Some of the best life lessons can be learnt from books meant for children (seriously, if more people brought up their kids using Harry Potter as a parenting road map, the world would be a happier, more settled place).
All it takes is an adult or a child with an averagely sensitive radar to pick up the signals sent out from the new breed of kid-lit books which are flooding bookstores.
But for the sixth instalment of Eoin Colfer’s Fowl series, Artemis Fowl and the Time Paradox, you won’t even need an averagely sensitive radar. A broken one will also do, because there’s no missing what Colfer has to say.
Everyone’s favourite juvenile criminal Artemis Fowl has only himself to blame for the mess he’s in this time around. Karma has come to bite him in the a**; he has to battle his evil 10-year-old self (who has time-travelled to the future) to get hold of a monkey which might save his mother’s life. Problem is, 10-year-old Arty was craftier, evil-er, ruthless-er—in general, a lot more criminal-er than his 14-year-old future self (see kids, that shows you should never get complacent or your talents will rot). But Artemis’ problem is not that he’s complacent, but that he’s now a good guy. Well, almost. To get his way, he does lie shamelessly to his non-human friends—the elf from the Lower Elements police force, Captain Holly Short and Foaly, the centaur gadget-geek.
So, with a little help from humans (the fabulous, frightening and dependable Butler), non-humans (the methane-producing, tunnel-digging dwarf, Mulch Diggums, and the young human-loving demon No. 1), Fowl takes on Fowl.
They encounter a group of animal-hating fanatics who want to eliminate all species of animals which are of no use to humans and re-encounter the crafty Opal Koboi.
All this time-travel business which Colfer puts out is a great way to get your kids to appreciate sci-fi. Like all Artemis Fowl books, this one is a crazy mix of suspense, danger and outwitting the next guy while, behind the scenes, your kid imbibes messages about global warming, deforestation, friendship and family.
On the run
Writer (and Runner)
At Least He Never Walked”
Haruki Murakami wishes this to be the epitaph on his grave. It should be, if the premise of his new book—writing is not possible without running, and life is not possible without writing—is the driving force of his life. Part memoir, part training guide, part pop-philosophical platitudes, What I Talk About When I Talk About Running is primarily about pain and the human will to master it.
The author of Kafka on the Shore and The Wind-up Bird Chronicle has been a runner since 1982, when he was 33. In recent years, he has run for an average of 6 miles (9.6km) a day, six days a week, and has competed in more than 20 marathons. In 1996, he completed an ultra-marathon of 62 miles. This book is a lead-up to the New York City Marathon, 2006.

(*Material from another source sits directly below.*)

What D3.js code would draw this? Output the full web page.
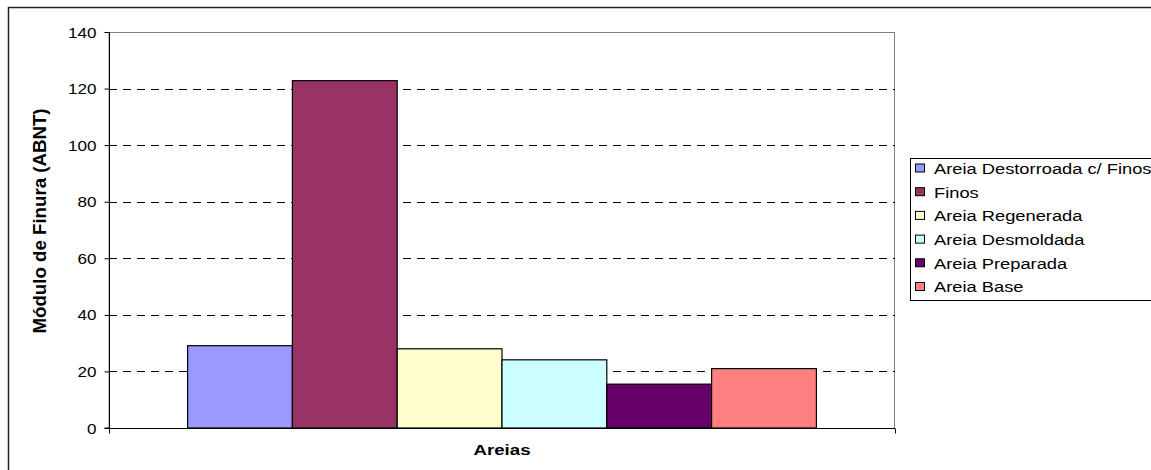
<!DOCTYPE html>
<html>
<head>
<meta charset="utf-8">
<script src="https://cdn.jsdelivr.net/npm/d3@7"></script>
<style>
  html, body { margin: 0; padding: 0; background: #fff; }
  svg { display: block; font-family: "Liberation Sans", Arial, sans-serif; }
</style>
</head>
<body>
<svg id="chart" width="1151" height="470"></svg>
<script>
// ---- data ----
const categories = ["Areias"];
const seriesNames = ["Areia Destorroada c/ Finos", "Finos", "Areia Regenerada", "Areia Desmoldada", "Areia Preparada", "Areia Base"];
const seriesValues = [29.1, 122.8, 28.0, 24.1, 15.5, 21.0];
const seriesColors = ["#9999FF", "#993366", "#FFFFCC", "#CCFFFF", "#660066", "#FF8080"];
const yTicks = [0, 20, 40, 60, 80, 100, 120, 140];
const yTitle = "Módulo de Finura (ABNT)";
const xTitle = "Areias";

// ---- layout ----
const svg = d3.select("#chart");
const plot = { left: 109, right: 895, top: 32, bottom: 428 };
const sx = 1.22; // horizontal text stretch seen in reference

// chart area border
svg.append("rect")
  .attr("x", 8.5).attr("y", 7.5)
  .attr("width", 1160).attr("height", 480)
  .attr("fill", "#fff").attr("stroke", "#222").attr("stroke-width", 1.5);

const y = d3.scaleLinear().domain([0, 140]).range([plot.bottom, plot.top]);
const x0 = d3.scaleBand().domain(categories).range([plot.left, plot.right])
  .paddingInner(0.2).paddingOuter(0.1);
const x1 = d3.scaleBand().domain(seriesNames).range([0, x0.bandwidth()]).padding(0);

// plot area frame (top/right gray)
svg.append("rect")
  .attr("x", plot.left).attr("y", plot.top + 0.5)
  .attr("width", plot.right - plot.left - 0.5).attr("height", plot.bottom - plot.top)
  .attr("fill", "#fff").attr("stroke", "#808080").attr("stroke-width", 1);

// gridlines
svg.append("g").selectAll("line")
  .data(yTicks.filter(d => d > 0 && d < 140))
  .join("line")
  .attr("x1", plot.left).attr("x2", plot.right)
  .attr("y1", d => Math.round(y(d)) + 0.5).attr("y2", d => Math.round(y(d)) + 0.5)
  .attr("stroke", "#000").attr("stroke-width", 1)
  .attr("stroke-dasharray", "8,6");

// bars
const barG = svg.append("g");
categories.forEach(cat => {
  barG.selectAll("rect.bar")
    .data(seriesNames.map((s, i) => ({ s, v: seriesValues[i], c: seriesColors[i] })))
    .join("rect")
    .attr("class", "bar")
    .attr("x", d => x0(cat) + x1(d.s))
    .attr("y", d => y(d.v))
    .attr("width", x1.bandwidth())
    .attr("height", d => y(0) - y(d.v))
    .attr("fill", d => d.c)
    .attr("stroke", "#000").attr("stroke-width", 1.2);
});

// y axis
const yAxis = d3.axisLeft(y).tickValues(yTicks).tickSize(5).tickFormat(d3.format("d"));
const yg = svg.append("g").attr("transform", `translate(${plot.left + 0.5},0)`).call(yAxis);
yg.select(".domain").attr("stroke", "#000").attr("d", `M-5,${y(0)}H0V${plot.top}`);
yg.selectAll(".tick line").attr("stroke", "#000");
yg.selectAll(".tick text").remove();
yg.selectAll(".tick").append("text")
  .attr("transform", `translate(-13,0) scale(${sx},1)`)
  .attr("text-anchor", "end").attr("dy", "0.36em")
  .attr("font-size", 14).attr("fill", "#000")
  .text(d => d);

// x axis
const xAxis = d3.axisBottom(x0).tickSize(0).tickFormat("");
const xg = svg.append("g").attr("transform", `translate(0,${plot.bottom + 0.5})`).call(xAxis);
xg.select(".domain").attr("stroke", "#000").attr("d", `M${plot.left},0H${plot.right}`);
xg.selectAll(".tick").remove();
xg.append("g").selectAll("line").data([plot.left, plot.right]).join("line")
  .attr("x1", d => d + 0.5).attr("x2", d => d + 0.5)
  .attr("y1", 0).attr("y2", 5).attr("stroke", "#000");

// x title
svg.append("text")
  .attr("x", (plot.left + plot.right) / 2).attr("y", 455)
  .attr("text-anchor", "middle")
  .attr("font-size", 14).attr("font-weight", "bold")
  .attr("textLength", 57).attr("lengthAdjust", "spacingAndGlyphs")
  .text(xTitle);

// y title
svg.append("text")
  .attr("transform", `translate(46,221) rotate(-90) scale(1,1.2)`)
  .attr("text-anchor", "middle")
  .attr("font-size", 16).attr("font-weight", "bold")
  .attr("textLength", 225).attr("lengthAdjust", "spacingAndGlyphs")
  .text(yTitle);

// legend
const legend = svg.append("g");
legend.append("rect")
  .attr("x", 910.5).attr("y", 158.5)
  .attr("width", 260).attr("height", 142)
  .attr("fill", "#fff").attr("stroke", "#000").attr("stroke-width", 1);
const rows = legend.selectAll("g.row")
  .data(seriesNames.map((s, i) => ({ s, c: seriesColors[i], i })))
  .join("g").attr("class", "row")
  .attr("transform", d => `translate(0,${168.5 + d.i * 23.7})`);
rows.append("rect")
  .attr("x", 915.5).attr("y", -4.5)
  .attr("width", 9).attr("height", 8)
  .attr("fill", d => d.c).attr("stroke", "#000").attr("stroke-width", 1);
rows.append("text")
  .attr("transform", `translate(934,0) scale(${sx},1)`)
  .attr("dy", "0.36em")
  .attr("font-size", 15).attr("fill", "#000")
  .text(d => d.s);
</script>
</body>
</html>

Charles Dickens was known to be a regular walker. He once said, “If I couldn’t walk fast and far, I should just explode and perish.” A similar restlessness propels Murakami to put on his running shoes. But for him, running is not so much a way of channelizing his pent up energies as about making a better writer out of himself. The many parallels in both the disciplines are obvious: The loneliness of a novelist and that of the runner; the pain (in Murakami’s case, extreme pain) of grappling with words is likened to the point in running when his “legs scream” and his muscles feel “as hard as week-old cafetaria bread”; the pressure to clock in a particular number of hours to writing every day is like running that extra mile.
The comparisons end there— running is not a metaphor for anything deeper. The book is peppered not only by life lessons—“In the final analysis we are all the same”, etc.—but by a runner’s mostly banal observations of life and nature while on the go. A non-runner will feel exhausted by Murakami’s physical agony. Don’t run if you don’t want to be a good writer, he unwittingly seems to say.